*Exercise details*
Lines holding the string "with" are the ones to copy from this listing.
****
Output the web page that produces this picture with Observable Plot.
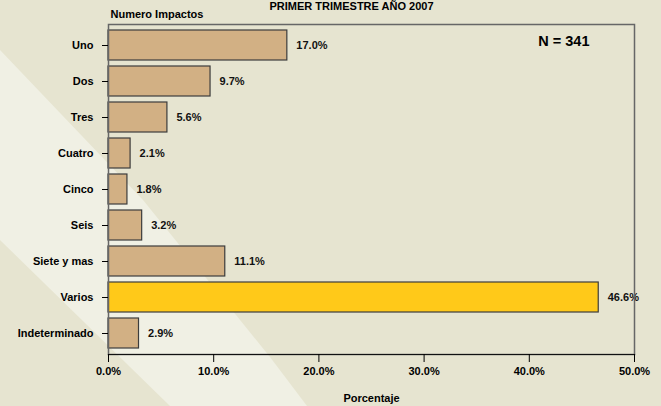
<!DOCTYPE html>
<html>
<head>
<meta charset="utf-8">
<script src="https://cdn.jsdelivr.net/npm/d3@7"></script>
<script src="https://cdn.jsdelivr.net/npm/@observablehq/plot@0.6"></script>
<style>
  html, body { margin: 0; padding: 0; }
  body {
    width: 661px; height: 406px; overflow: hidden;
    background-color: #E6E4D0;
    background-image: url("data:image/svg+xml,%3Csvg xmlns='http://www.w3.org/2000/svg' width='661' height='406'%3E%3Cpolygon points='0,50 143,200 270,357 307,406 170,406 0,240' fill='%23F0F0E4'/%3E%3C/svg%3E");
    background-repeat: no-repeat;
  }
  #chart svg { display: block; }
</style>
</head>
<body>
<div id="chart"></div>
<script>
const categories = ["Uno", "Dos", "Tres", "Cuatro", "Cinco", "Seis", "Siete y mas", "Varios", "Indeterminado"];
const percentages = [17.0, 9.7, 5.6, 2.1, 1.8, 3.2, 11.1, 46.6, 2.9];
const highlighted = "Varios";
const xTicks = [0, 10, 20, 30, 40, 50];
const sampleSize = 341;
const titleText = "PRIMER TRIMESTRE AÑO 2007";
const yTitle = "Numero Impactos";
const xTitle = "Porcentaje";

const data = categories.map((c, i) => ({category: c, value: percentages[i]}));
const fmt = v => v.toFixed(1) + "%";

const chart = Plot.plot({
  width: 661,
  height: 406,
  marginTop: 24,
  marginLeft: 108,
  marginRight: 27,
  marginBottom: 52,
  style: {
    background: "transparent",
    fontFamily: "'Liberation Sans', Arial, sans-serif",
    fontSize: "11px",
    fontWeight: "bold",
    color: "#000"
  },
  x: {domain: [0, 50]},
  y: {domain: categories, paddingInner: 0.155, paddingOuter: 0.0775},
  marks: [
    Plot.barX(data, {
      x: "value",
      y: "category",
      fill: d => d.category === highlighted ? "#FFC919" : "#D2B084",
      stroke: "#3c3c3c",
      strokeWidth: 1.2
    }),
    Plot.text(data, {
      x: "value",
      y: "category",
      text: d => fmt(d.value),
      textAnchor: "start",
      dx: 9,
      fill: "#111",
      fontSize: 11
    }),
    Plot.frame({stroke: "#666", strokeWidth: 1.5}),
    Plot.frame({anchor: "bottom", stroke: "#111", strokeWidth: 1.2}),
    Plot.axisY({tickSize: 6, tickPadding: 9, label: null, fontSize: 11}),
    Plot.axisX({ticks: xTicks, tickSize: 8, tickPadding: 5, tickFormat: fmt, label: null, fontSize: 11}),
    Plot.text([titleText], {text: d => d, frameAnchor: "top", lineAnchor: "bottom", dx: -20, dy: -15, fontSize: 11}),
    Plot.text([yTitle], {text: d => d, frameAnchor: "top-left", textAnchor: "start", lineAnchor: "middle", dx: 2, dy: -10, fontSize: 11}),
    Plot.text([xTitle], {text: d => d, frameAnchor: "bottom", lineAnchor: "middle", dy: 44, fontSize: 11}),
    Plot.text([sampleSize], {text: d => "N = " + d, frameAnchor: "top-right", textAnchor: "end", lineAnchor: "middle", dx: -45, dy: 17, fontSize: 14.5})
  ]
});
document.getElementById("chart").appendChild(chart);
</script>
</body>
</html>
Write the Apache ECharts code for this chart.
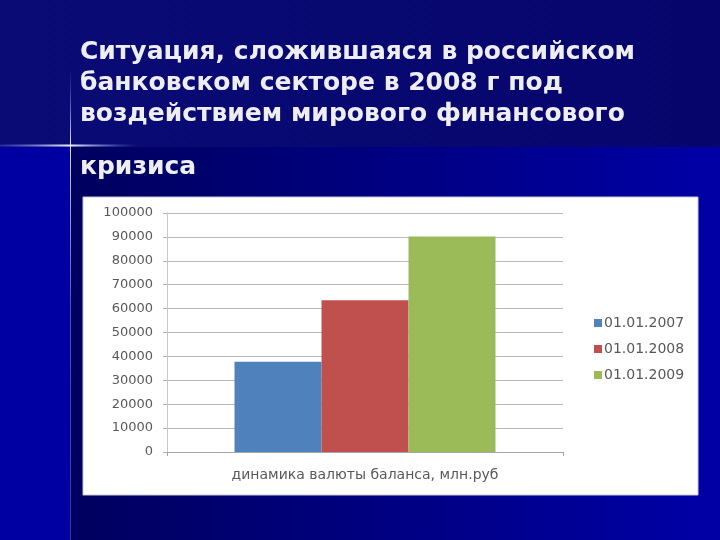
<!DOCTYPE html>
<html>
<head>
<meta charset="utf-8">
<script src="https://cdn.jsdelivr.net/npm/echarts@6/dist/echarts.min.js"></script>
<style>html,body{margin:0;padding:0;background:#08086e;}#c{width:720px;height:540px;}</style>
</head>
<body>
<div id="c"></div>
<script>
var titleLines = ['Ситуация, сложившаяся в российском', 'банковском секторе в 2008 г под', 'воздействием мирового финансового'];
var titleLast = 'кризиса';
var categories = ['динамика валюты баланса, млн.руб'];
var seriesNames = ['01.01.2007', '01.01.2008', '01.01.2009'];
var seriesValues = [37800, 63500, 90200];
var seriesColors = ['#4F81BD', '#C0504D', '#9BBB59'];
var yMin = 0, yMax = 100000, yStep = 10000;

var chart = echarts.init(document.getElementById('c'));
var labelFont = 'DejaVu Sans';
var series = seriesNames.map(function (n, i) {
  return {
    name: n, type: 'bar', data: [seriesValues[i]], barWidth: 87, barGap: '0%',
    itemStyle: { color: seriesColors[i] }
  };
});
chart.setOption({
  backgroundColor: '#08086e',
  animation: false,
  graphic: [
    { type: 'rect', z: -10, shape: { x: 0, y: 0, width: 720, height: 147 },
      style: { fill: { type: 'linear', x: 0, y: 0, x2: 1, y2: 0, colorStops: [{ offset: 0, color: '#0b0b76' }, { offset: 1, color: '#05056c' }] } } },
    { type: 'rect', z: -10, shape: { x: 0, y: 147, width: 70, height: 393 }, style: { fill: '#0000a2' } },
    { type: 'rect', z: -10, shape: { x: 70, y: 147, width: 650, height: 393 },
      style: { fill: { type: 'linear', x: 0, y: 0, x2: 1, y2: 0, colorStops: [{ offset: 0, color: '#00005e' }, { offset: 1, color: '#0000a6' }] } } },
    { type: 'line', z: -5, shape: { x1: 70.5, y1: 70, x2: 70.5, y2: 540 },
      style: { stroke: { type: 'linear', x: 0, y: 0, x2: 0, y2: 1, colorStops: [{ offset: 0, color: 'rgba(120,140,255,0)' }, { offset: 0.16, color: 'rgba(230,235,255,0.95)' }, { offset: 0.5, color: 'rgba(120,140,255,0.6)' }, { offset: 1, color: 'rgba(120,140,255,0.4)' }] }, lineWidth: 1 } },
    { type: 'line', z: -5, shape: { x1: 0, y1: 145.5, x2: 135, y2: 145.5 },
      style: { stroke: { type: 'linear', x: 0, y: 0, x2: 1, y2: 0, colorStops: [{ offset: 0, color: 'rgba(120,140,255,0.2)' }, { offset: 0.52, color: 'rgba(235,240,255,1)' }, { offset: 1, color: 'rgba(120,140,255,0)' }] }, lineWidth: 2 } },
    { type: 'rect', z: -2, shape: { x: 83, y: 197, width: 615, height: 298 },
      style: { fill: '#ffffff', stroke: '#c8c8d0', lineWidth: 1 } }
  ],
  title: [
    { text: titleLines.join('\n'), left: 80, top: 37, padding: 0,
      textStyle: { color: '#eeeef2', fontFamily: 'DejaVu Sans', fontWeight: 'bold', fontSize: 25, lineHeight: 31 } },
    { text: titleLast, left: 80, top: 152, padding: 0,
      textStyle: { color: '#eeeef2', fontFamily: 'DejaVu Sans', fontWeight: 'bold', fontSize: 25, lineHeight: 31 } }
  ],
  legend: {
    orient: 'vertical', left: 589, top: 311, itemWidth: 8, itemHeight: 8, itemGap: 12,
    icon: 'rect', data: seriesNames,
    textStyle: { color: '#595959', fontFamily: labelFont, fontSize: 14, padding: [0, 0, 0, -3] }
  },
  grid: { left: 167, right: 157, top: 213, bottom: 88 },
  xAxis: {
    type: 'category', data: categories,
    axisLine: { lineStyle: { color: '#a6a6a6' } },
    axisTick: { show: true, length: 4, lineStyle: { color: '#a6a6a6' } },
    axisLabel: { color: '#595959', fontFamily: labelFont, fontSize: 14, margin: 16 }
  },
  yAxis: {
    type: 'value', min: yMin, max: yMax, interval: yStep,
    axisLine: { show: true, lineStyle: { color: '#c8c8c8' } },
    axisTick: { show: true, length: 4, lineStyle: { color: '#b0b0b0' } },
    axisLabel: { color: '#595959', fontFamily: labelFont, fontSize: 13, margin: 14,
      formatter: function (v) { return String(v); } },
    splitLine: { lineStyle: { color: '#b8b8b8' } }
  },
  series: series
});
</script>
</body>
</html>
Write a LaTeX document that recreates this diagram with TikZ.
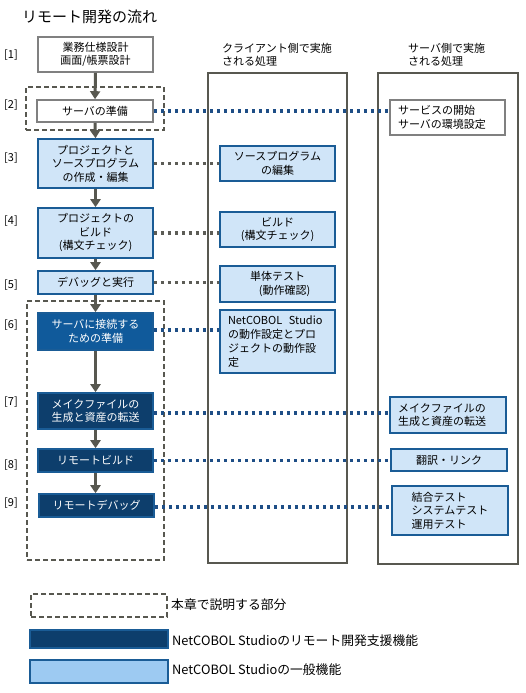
****
*The reply*
Output the web page that produces this picture with Observable Plot.
Write a LaTeX document that recreates this diagram with TikZ.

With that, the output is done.